The report’s recommendation on student fees is to reduce the tuition fee cap from £9,250 to £7,500. The panel envisage this funding gap being filled in by extra cash from taxpayers, ‘so that the averageper student resource to the sector stays level in cash terms.’
If that were to happen, then the flows of money will be different and someone in the centre will have to decide where the extra taxpayer funding goes. The Augar panel are fairly clear about their own priorities. They want to see a focus on:
- training for ‘socially-desirable professions such as nursing and teaching which do not command a significant earnings premium’;
- ‘high-cost and strategically important subjects’;
- ‘subjects that add social as well as economic value’; and
- ‘separate arrangements to support those specialist institutions offering the higher quality provision that might otherwise be adversely affected by these recommendations’.
This is a reasonable list, but it is also something of a catch-all. There is a strong case for each point, but once you have invented, or reinvented, specific funding streams for each, it is not clear whether you have actually effected much change to institutions’ bottom lines.
For example, if you run an institution specialising in creative arts, you could lose large sums when fees fall to £7,500. But if you then show your institution is ‘specialist’, ‘higher quality’ and has ‘social’ value, then you should be able to win back your lost income.
Or, if your institution is a larger multi-faculty institution, you might lose considerable fee income on your arts courses but win it back via your nursing, education, strategically-important and high-cost subjects.
Some people have been sceptical of exposing higher education institutions’ cross-subsidies to air. At HEPI, we have not – see here, here and here. But it is still valid to point out there are some circumstances in which removing cross-subsidies to replace them with more direct income streams may not be worth the hassle.
The challenge is that, in public policy, losers always shout louder than winners. So the losers generally have to be compensated and this often limits the scale of any change. If Augar’s reforms risked pushing institutions to the wall, it is easy to see how clever civil servants and policymakers would tweak them to resemble current funding arrangements more closely.
Similarly, the Augar review includes a recommendation to impose a lower entry tariff, if universities do not tackle low-performing courses. As many people have pointed out, this is exceptionally hard to do fairly.
The Augar panel’s recommendation for making it fair is to include various (huge) exemptions. A new entry bar would not affect aged 25 or over, for example – in other words, the majority of the population.

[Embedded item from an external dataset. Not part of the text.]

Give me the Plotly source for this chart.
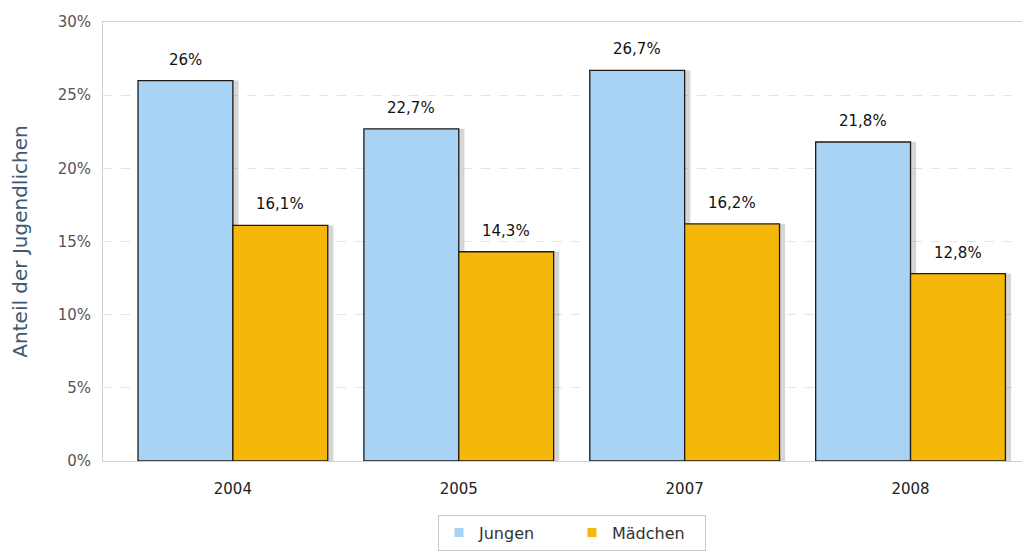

It would also have to be implemented in such a way, the panel say, that ‘disadvantaged students were not unfairly penalised’. They recommend ‘contextualisation … [to] address most of the concerns expressed about the proposal’.
This is carefully nuanced, as much good policymaking needs to be. But, while there probably is a sweet spot between the basic idea of a minimum entry tariff and the many ‘concerns expressed’, it may be hard to find or vanishingly small (or both).
Getting this wrong would mean either hitting potential students that aren’t meant to be hit or implementing a mouse of a policy that isn’t worth the hassle.
None of this is an argument against implementing the recommendations of the Augar review, about which I remain broadly positive. But it is a reminder that implementing detailed policies successfully is harder than devising broad outlines of policy correctly.
None of us may wish to admit it, having only recently waded through its 200+ pages but, if the Augar report is to be implemented, then we are near the start rather than close to the end of a very lengthy process.